Solution: Source Repair Before Clearance
Before we call a job complete, we verify the moisture source is fixed. That might mean coordinating with your plumber, recommending a sump pump upgrade, sealing a foundation crack, or improving crawl space ventilation. We document moisture readings on framing and substrate before reconstruction so you have proof the structure was dry when the walls closed up. That documentation also matters for insurance, since adjusters in Hazel Dell increasingly ask for psychrometric logs and post remediation verification before approving the rebuild scope.
Problem: Mold Keeps Coming Back in the Same Spot
Recurring mold in the same corner of a basement, under the same window, or in the same closet almost always points to an ongoing humidity or condensation issue rather than a one time water event.
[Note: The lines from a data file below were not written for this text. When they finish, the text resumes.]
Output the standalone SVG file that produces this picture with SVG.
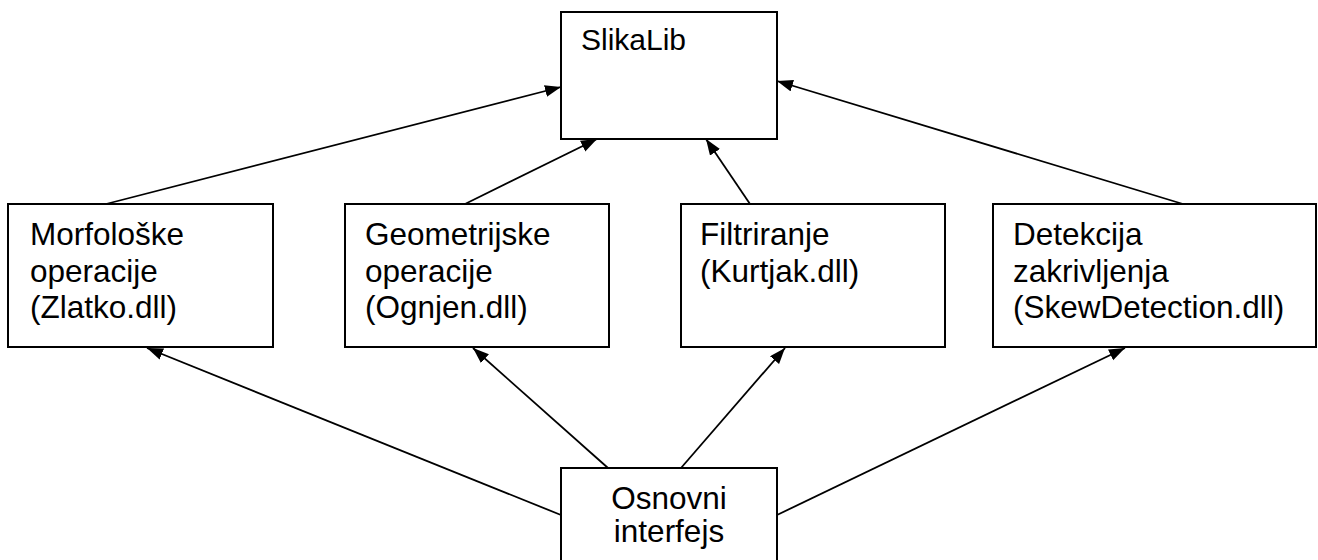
<svg xmlns="http://www.w3.org/2000/svg" width="1318" height="560" viewBox="0 0 1318 560">
<style>
.box{fill:#fff;stroke:#000;stroke-width:2}
.t{font-family:"Liberation Sans",Arial,sans-serif;font-size:31.5px;fill:#000}
.c{stroke:#000;stroke-width:1.8;fill:none;marker-end:url(#ah)}
</style>
<defs>
<marker id="ah" markerUnits="userSpaceOnUse" markerWidth="17" markerHeight="13" refX="16" refY="6" orient="auto">
<path d="M0,0 L16,6 L0,12 z" fill="#000"/>
</marker>
</defs>
<rect width="1318" height="560" fill="#fff"/>
<g id="connectors">
<line class="c" x1="106" y1="204" x2="561" y2="87"/>
<line class="c" x1="465" y1="204" x2="597" y2="139"/>
<line class="c" x1="750" y1="204" x2="706" y2="139"/>
<line class="c" x1="1183" y1="204" x2="777" y2="81"/>
<line class="c" x1="561" y1="515" x2="147" y2="348"/>
<line class="c" x1="608" y1="468" x2="473" y2="348"/>
<line class="c" x1="681" y1="468" x2="785" y2="348"/>
<line class="c" x1="777" y1="515" x2="1125" y2="348"/>
</g>
<g id="slikalib">
<rect class="box" x="561" y="12" width="216" height="127"/>
<text class="t" x="581" y="50" style="font-size:30px">SlikaLib</text>
</g>
<g id="morfoloske">
<rect class="box" x="8" y="204" width="265" height="143"/>
<text class="t" x="30" y="245">Morfološke</text>
<text class="t" x="30" y="281.5">operacije</text>
<text class="t" x="30" y="318">(Zlatko.dll)</text>
</g>
<g id="geometrijske">
<rect class="box" x="345" y="204" width="264" height="143"/>
<text class="t" x="365" y="245">Geometrijske</text>
<text class="t" x="365" y="281.5">operacije</text>
<text class="t" x="365" y="318">(Ognjen.dll)</text>
</g>
<g id="filtriranje">
<rect class="box" x="681" y="204" width="264" height="143"/>
<text class="t" x="700" y="245">Filtriranje</text>
<text class="t" x="700" y="281.5">(Kurtjak.dll)</text>
</g>
<g id="detekcija">
<rect class="box" x="993" y="204" width="323" height="143"/>
<text class="t" x="1013" y="245">Detekcija</text>
<text class="t" x="1013" y="281.5">zakrivljenja</text>
<text class="t" x="1013" y="318">(SkewDetection.dll)</text>
</g>
<g id="osnovni">
<rect class="box" x="561" y="468" width="216" height="100"/>
<text class="t" x="669" y="509" text-anchor="middle">Osnovni</text>
<text class="t" x="669" y="542" text-anchor="middle">interfejs</text>
</g>
</svg>
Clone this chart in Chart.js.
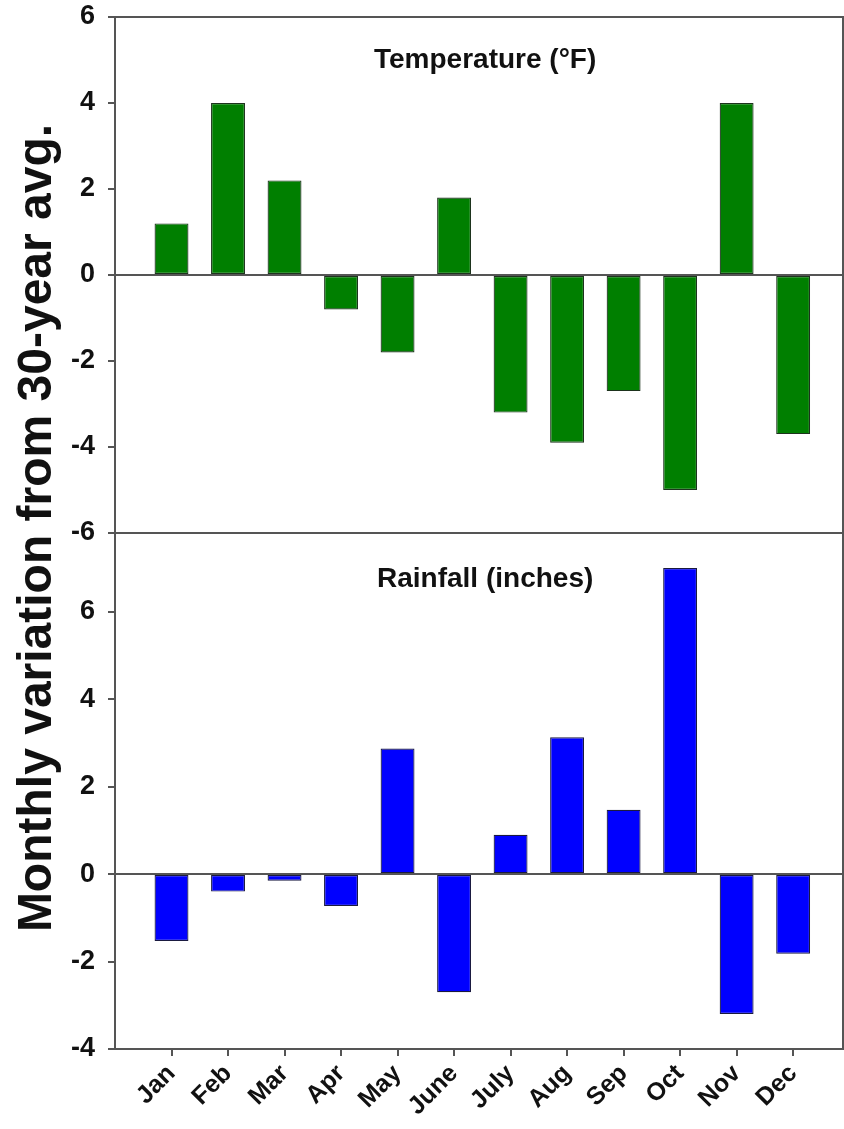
<!DOCTYPE html>
<html>
<head>
<meta charset="utf-8">
<script src="https://cdn.jsdelivr.net/npm/chart.js@4.4.0/dist/chart.umd.min.js"></script>
<style>
  body { margin: 0; background: #fff; }
  #wrap { width: 844px; height: 1129px; position: relative; }
</style>
</head>
<body>
<div id="wrap"><canvas id="climatechart"></canvas></div>
<script>
const months = ["Jan", "Feb", "Mar", "Apr", "May", "June", "July", "Aug", "Sep", "Oct", "Nov", "Dec"];
const tempDiff = [1.2, 4.0, 2.2, -0.8, -1.8, 1.8, -3.2, -3.9, -2.7, -5.0, 4.0, -3.7];
const rainDiff = [-1.53, -0.4, -0.15, -0.73, 2.87, -2.7, 0.9, 3.13, 1.47, 7.0, -3.2, -1.82];
const tempTicks = [-6, -4, -2, 0, 2, 4, 6];
const rainTicks = [-4, -2, 0, 2, 4, 6];
const panelTitles = ["Temperature (°F)", "Rainfall (inches)"];
const yTitle = "Monthly variation from 30-year avg.";

const FONT = '"Liberation Sans", Arial, sans-serif';
const LINE = '#555';

// titles inside the panels, the y title and the right frame line
const panelText = {
  id: 'panelText',
  afterDatasetsDraw(chart) {
    const {ctx, chartArea, scales} = chart;
    ctx.save();
    ctx.strokeStyle = LINE;
    ctx.lineWidth = 2;
    ctx.beginPath();
    ctx.moveTo(chartArea.right - 1, chartArea.top);
    ctx.lineTo(chartArea.right - 1, chartArea.bottom);
    ctx.stroke();

    ctx.fillStyle = '#111';
    ctx.textAlign = 'center';
    ctx.textBaseline = 'middle';
    ctx.font = 'bold 28px ' + FONT;
    ctx.fillText(panelTitles[0], scales.x.getPixelForValue(6.55), scales.yTop.getPixelForValue(5.0));
    ctx.fillText(panelTitles[1], scales.x.getPixelForValue(6.55), scales.yBot.getPixelForValue(6.75));

    ctx.translate(38, (chartArea.top + chartArea.bottom) / 2 - 5);
    ctx.rotate(-Math.PI / 2);
    ctx.font = 'bold 48px ' + FONT;
    ctx.fillText(yTitle, 0, 0);
    ctx.restore();
  }
};

function lineAt(values) {
  return (c) => (c.tick && values.includes(c.tick.value)) ? LINE : 'rgba(0,0,0,0)';
}

function fixY(s) {
  s.width = 115;
  s.paddingTop = 0;
  s.paddingBottom = 0;
}

const ctx = document.getElementById('climatechart');

new Chart(ctx, {
  type: 'bar',
  data: {
    datasets: [{
      label: 'Temperature',
      data: months.map((m, i) => ({x: i + 1, y: tempDiff[i]})),
      yAxisID: 'yTop',
      backgroundColor: '#007f00',
      borderColor: '#1d331d',
      borderWidth: 1.2,
      borderSkipped: false,
    }, {
      label: 'Rainfall',
      data: months.map((m, i) => ({x: i + 1, y: rainDiff[i]})),
      yAxisID: 'yBot',
      backgroundColor: '#0000ff',
      borderColor: '#1a1a40',
      borderWidth: 1.2,
      borderSkipped: false,
    }]
  },
  options: {
    maintainAspectRatio: false,
    animation: false,
    grouped: false,
    barPercentage: 0.6,
    categoryPercentage: 1,
    layout: { padding: { top: 17, right: 0, left: 0, bottom: 0 } },
    plugins: {
      legend: { display: false },
      tooltip: { enabled: false },
    },
    scales: {
      x: {
        type: 'linear',
        offset: false,
        min: 0,
        max: 12.9,
        afterBuildTicks: (s) => { s.ticks = months.map((m, i) => ({value: i + 1})); },
        afterFit: (s) => { s.height = 80; s.paddingLeft = 0; s.paddingRight = 0; },
        border: { display: true, color: LINE, width: 2 },
        grid: { offset: false, drawOnChartArea: false, drawTicks: true, tickLength: 7, tickColor: LINE, lineWidth: 2 },
        ticks: {
          autoSkip: false,
          minRotation: 45,
          maxRotation: 45,
          padding: 3,
          color: '#111',
          font: { family: FONT, size: 25, weight: 'bold' },
          callback: (v) => months[v - 1],
        }
      },
      yBot: {
        type: 'linear',
        position: 'left',
        stack: 'panels',
        stackWeight: 1,
        min: -4,
        max: 7.8,
        afterBuildTicks: (s) => { s.ticks = rainTicks.map(v => ({value: v})); },
        afterFit: fixY,
        border: { display: true, color: LINE, width: 2 },
        grid: { color: lineAt([0, -4]), lineWidth: 2, tickLength: 7, tickColor: LINE },
        ticks: { padding: 13, color: '#111', font: { family: FONT, size: 27, weight: 'bold' } }
      },
      yTop: {
        type: 'linear',
        position: 'left',
        stack: 'panels',
        stackWeight: 1,
        min: -6,
        max: 6,
        afterBuildTicks: (s) => { s.ticks = tempTicks.map(v => ({value: v})); },
        afterFit: fixY,
        border: { display: true, color: LINE, width: 2 },
        grid: { color: lineAt([0, 6, -6]), lineWidth: 2, tickLength: 7, tickColor: LINE },
        ticks: { padding: 13, color: '#111', font: { family: FONT, size: 27, weight: 'bold' } }
      }
    }
  },
  plugins: [panelText]
});
</script>
</body>
</html>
Solution: Long Term Humidity Control
Three things keep mold from returning to a treated Hazel Dell property:
- Keep indoor relative humidity between 30 and 50 percent year round, measured with a hygrometer not guessed at.
- Run a properly sized dehumidifier in basements and crawl spaces from April through October.
- Insulate cold surfaces where condensation forms, especially uninsulated ductwork and exterior wall closets.
These are small investments compared to a repeat remediation bill, which typically runs 1,500 to 6,000 dollars for residential scopes and significantly more for commercial.
Solution: A Seasonal Walkthrough You Can Do Yourself
Twice a year, walk your property with a flashlight and a notepad. Check under every sink for soft cabinet bottoms or water staining. Look at the ceiling below upstairs bathrooms for discoloration. Pull furniture away from exterior walls and feel for cool damp spots. Inspect window sills for condensation lines and peeling paint. In the basement, check around the water heater, washing machine hoses, and any floor drains for residue or rust. Hazel Dell Water Restoration customers who do this seasonal check tend to catch problems at the leak stage rather than the mold stage, and that is the difference between a 300 dollar plumbing repair and a 5,000 dollar remediation.